■ **WORK TO COMPLETE**:
Transcribe the material verbatim in full; the pictures do not belong in the copy.

##########

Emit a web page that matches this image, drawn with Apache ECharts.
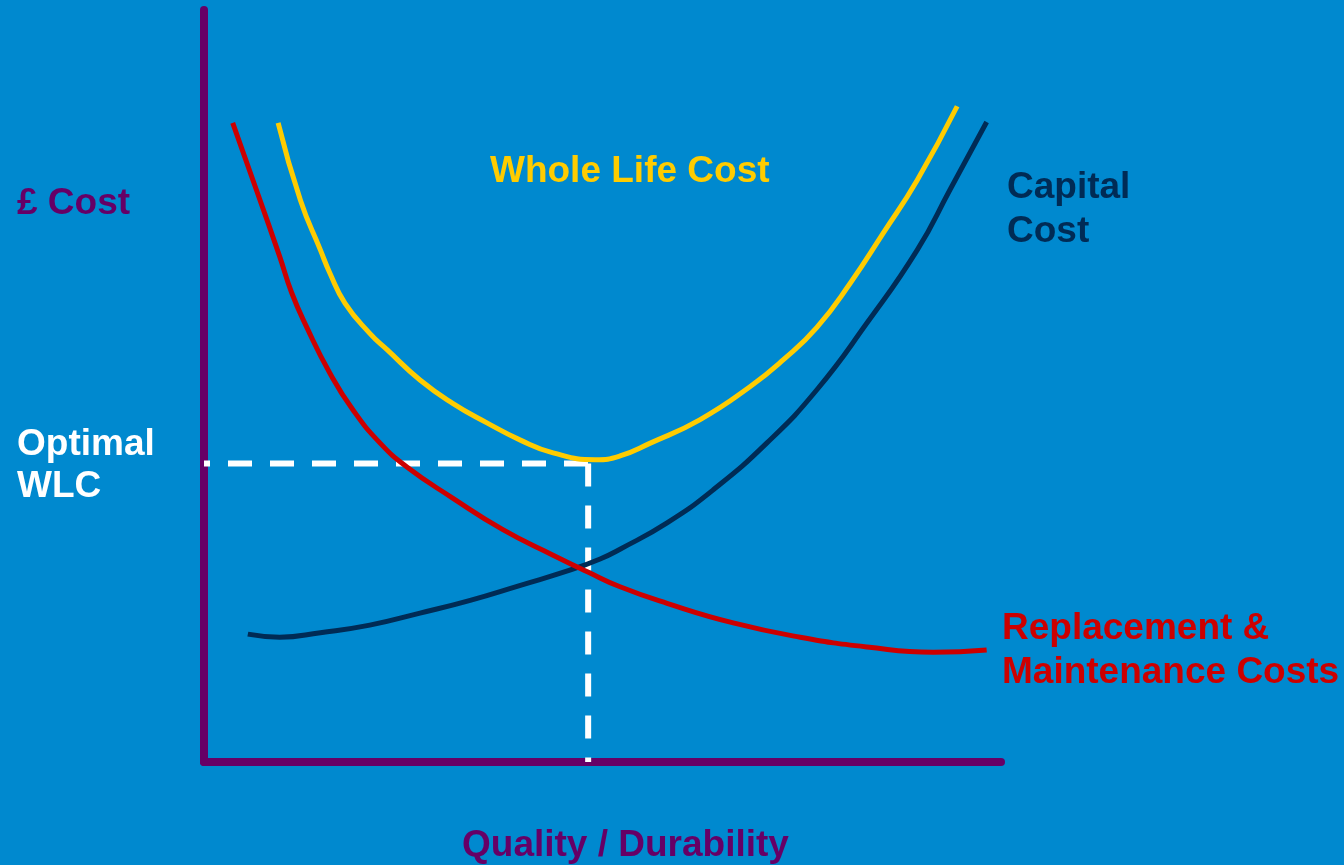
<!DOCTYPE html>
<html>
<head>
<meta charset="utf-8">
<script src="https://cdn.jsdelivr.net/npm/echarts@6/dist/echarts.min.js"></script>
<style>
html,body{margin:0;padding:0;background:#0089CF;}
#chart{width:1344px;height:865px;}
</style>
</head>
<body>
<div id="chart"></div>
<script>
// Whole Life Cost curve (quality 0-100, cost 0-100)
const wlcX = [9.3, 12.1, 14.6, 15.8, 17.7, 20.8, 23.0, 27.1, 31.2, 35.5, 39.7, 43.8, 49.1, 52.2, 56.0, 62.2, 68.5, 72.7, 76.9, 81.1, 85.2, 89.5, 94.5];
const wlcY = [85.0, 74.7, 68.1, 65.0, 61.0, 57.0, 54.8, 50.8, 47.7, 45.1, 42.8, 41.1, 40.2, 40.7, 42.4, 45.5, 49.9, 53.5, 57.8, 63.7, 70.3, 77.4, 87.2];
// Capital Cost curve
const capX = [5.5, 9.5, 14.6, 20.8, 27.1, 33.4, 39.7, 45.9, 49.7, 52.2, 58.1, 63.9, 70.6, 76.9, 83.2, 89.5, 93.6, 98.2];
const capY = [17.0, 16.6, 17.2, 18.2, 19.8, 21.5, 23.5, 25.5, 27.0, 28.3, 31.8, 36.2, 42.4, 49.5, 58.4, 68.1, 76.1, 85.1];
// Replacement & Maintenance Costs curve
const repX = [3.6, 6.7, 9.5, 11.0, 12.9, 15.8, 18.7, 22.1, 25.5, 31.2, 37.5, 43.8, 48.1, 52.2, 58.1, 66.4, 74.8, 83.2, 91.5, 98.2];
const repY = [85.0, 75.7, 67.2, 62.4, 57.8, 51.7, 46.8, 42.4, 39.2, 35.1, 30.9, 27.5, 25.3, 23.3, 21.1, 18.5, 16.6, 15.3, 14.6, 14.9];
// Optimal point
const optimalX = 48.2;
const optimalY = 39.7;

const zip = (xs, ys) => xs.map((x, i) => [x, ys[i]]);

const PURPLE = '#660066';

const chart = echarts.init(document.getElementById('chart'));

function txt(s, x, y, color) {
  return {
    type: 'text', x: x, y: y, silent: true,
    style: {
      text: s, fill: color,
      fontFamily: 'Liberation Sans, Arial, sans-serif',
      fontWeight: 'bold', fontSize: 37,
      align: 'left', verticalAlign: 'middle'
    }
  };
}

const curve = (name, xs, ys, color) => ({
  name: name, type: 'line', data: zip(xs, ys), symbol: 'none',
  smooth: 0.5, z: 3,
  lineStyle: { color: color, width: 5 }
});

const option = {
  backgroundColor: '#0089CF',
  animation: false,
  grid: { left: 204, right: 343, top: 10, bottom: 103, containLabel: false },
  xAxis: {
    type: 'value', min: 0, max: 100,
    axisLine: { show: true, lineStyle: { color: PURPLE, width: 8 } },
    axisTick: { show: false }, axisLabel: { show: false }, splitLine: { show: false }
  },
  yAxis: {
    type: 'value', min: 0, max: 100,
    axisLine: { show: true, lineStyle: { color: PURPLE, width: 8 } },
    axisTick: { show: false }, axisLabel: { show: false }, splitLine: { show: false }
  },
  series: [
    {
      type: 'line', data: [[0, optimalY], [optimalX, optimalY]], symbol: 'none', z: 1,
      lineStyle: { color: '#FFFFFF', width: 6, type: [24, 18], dashOffset: 18 }
    },
    {
      type: 'line', data: [[optimalX, optimalY], [optimalX, 0]], symbol: 'none', z: 1,
      lineStyle: { color: '#FFFFFF', width: 6, type: [23, 19], dashOffset: 0 }
    },
    curve('Capital Cost', capX, capY, '#002B55'),
    curve('Replacement & Maintenance Costs', repX, repY, '#CC0000'),
    curve('Whole Life Cost', wlcX, wlcY, '#FFCC00')
  ],
  graphic: [
    txt('Whole Life Cost', 490, 172, '#FFCC00'),
    txt('£ Cost', 17, 204, PURPLE),
    txt('Optimal', 17, 445, '#FFFFFF'),
    txt('WLC', 17, 487, '#FFFFFF'),
    txt('Capital', 1007, 188, '#002B55'),
    txt('Cost', 1007, 232, '#002B55'),
    txt('Replacement &', 1002, 629, '#CC0000'),
    txt('Maintenance Costs', 1002, 673, '#CC0000'),
    txt('Quality / Durability', 462, 846, PURPLE)
  ]
};
chart.setOption(option);
</script>
</body>
</html>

##########

■ **COMPLETE ANSWER**:
Emit a web page that matches this image, drawn with Apache ECharts.
<!DOCTYPE html>
<html>
<head>
<meta charset="utf-8">
<script src="https://cdn.jsdelivr.net/npm/echarts@6/dist/echarts.min.js"></script>
<style>
html,body{margin:0;padding:0;background:#0089CF;}
#chart{width:1344px;height:865px;}
</style>
</head>
<body>
<div id="chart"></div>
<script>
// Whole Life Cost curve (quality 0-100, cost 0-100)
const wlcX = [9.3, 12.1, 14.6, 15.8, 17.7, 20.8, 23.0, 27.1, 31.2, 35.5, 39.7, 43.8, 49.1, 52.2, 56.0, 62.2, 68.5, 72.7, 76.9, 81.1, 85.2, 89.5, 94.5];
const wlcY = [85.0, 74.7, 68.1, 65.0, 61.0, 57.0, 54.8, 50.8, 47.7, 45.1, 42.8, 41.1, 40.2, 40.7, 42.4, 45.5, 49.9, 53.5, 57.8, 63.7, 70.3, 77.4, 87.2];
// Capital Cost curve
const capX = [5.5, 9.5, 14.6, 20.8, 27.1, 33.4, 39.7, 45.9, 49.7, 52.2, 58.1, 63.9, 70.6, 76.9, 83.2, 89.5, 93.6, 98.2];
const capY = [17.0, 16.6, 17.2, 18.2, 19.8, 21.5, 23.5, 25.5, 27.0, 28.3, 31.8, 36.2, 42.4, 49.5, 58.4, 68.1, 76.1, 85.1];
// Replacement & Maintenance Costs curve
const repX = [3.6, 6.7, 9.5, 11.0, 12.9, 15.8, 18.7, 22.1, 25.5, 31.2, 37.5, 43.8, 48.1, 52.2, 58.1, 66.4, 74.8, 83.2, 91.5, 98.2];
const repY = [85.0, 75.7, 67.2, 62.4, 57.8, 51.7, 46.8, 42.4, 39.2, 35.1, 30.9, 27.5, 25.3, 23.3, 21.1, 18.5, 16.6, 15.3, 14.6, 14.9];
// Optimal point
const optimalX = 48.2;
const optimalY = 39.7;

const zip = (xs, ys) => xs.map((x, i) => [x, ys[i]]);

const PURPLE = '#660066';

const chart = echarts.init(document.getElementById('chart'));

function txt(s, x, y, color) {
  return {
    type: 'text', x: x, y: y, silent: true,
    style: {
      text: s, fill: color,
      fontFamily: 'Liberation Sans, Arial, sans-serif',
      fontWeight: 'bold', fontSize: 37,
      align: 'left', verticalAlign: 'middle'
    }
  };
}

const curve = (name, xs, ys, color) => ({
  name: name, type: 'line', data: zip(xs, ys), symbol: 'none',
  smooth: 0.5, z: 3,
  lineStyle: { color: color, width: 5 }
});

const option = {
  backgroundColor: '#0089CF',
  animation: false,
  grid: { left: 204, right: 343, top: 10, bottom: 103, containLabel: false },
  xAxis: {
    type: 'value', min: 0, max: 100,
    axisLine: { show: true, lineStyle: { color: PURPLE, width: 8 } },
    axisTick: { show: false }, axisLabel: { show: false }, splitLine: { show: false }
  },
  yAxis: {
    type: 'value', min: 0, max: 100,
    axisLine: { show: true, lineStyle: { color: PURPLE, width: 8 } },
    axisTick: { show: false }, axisLabel: { show: false }, splitLine: { show: false }
  },
  series: [
    {
      type: 'line', data: [[0, optimalY], [optimalX, optimalY]], symbol: 'none', z: 1,
      lineStyle: { color: '#FFFFFF', width: 6, type: [24, 18], dashOffset: 18 }
    },
    {
      type: 'line', data: [[optimalX, optimalY], [optimalX, 0]], symbol: 'none', z: 1,
      lineStyle: { color: '#FFFFFF', width: 6, type: [23, 19], dashOffset: 0 }
    },
    curve('Capital Cost', capX, capY, '#002B55'),
    curve('Replacement & Maintenance Costs', repX, repY, '#CC0000'),
    curve('Whole Life Cost', wlcX, wlcY, '#FFCC00')
  ],
  graphic: [
    txt('Whole Life Cost', 490, 172, '#FFCC00'),
    txt('£ Cost', 17, 204, PURPLE),
    txt('Optimal', 17, 445, '#FFFFFF'),
    txt('WLC', 17, 487, '#FFFFFF'),
    txt('Capital', 1007, 188, '#002B55'),
    txt('Cost', 1007, 232, '#002B55'),
    txt('Replacement &', 1002, 629, '#CC0000'),
    txt('Maintenance Costs', 1002, 673, '#CC0000'),
    txt('Quality / Durability', 462, 846, PURPLE)
  ]
};
chart.setOption(option);
</script>
</body>
</html>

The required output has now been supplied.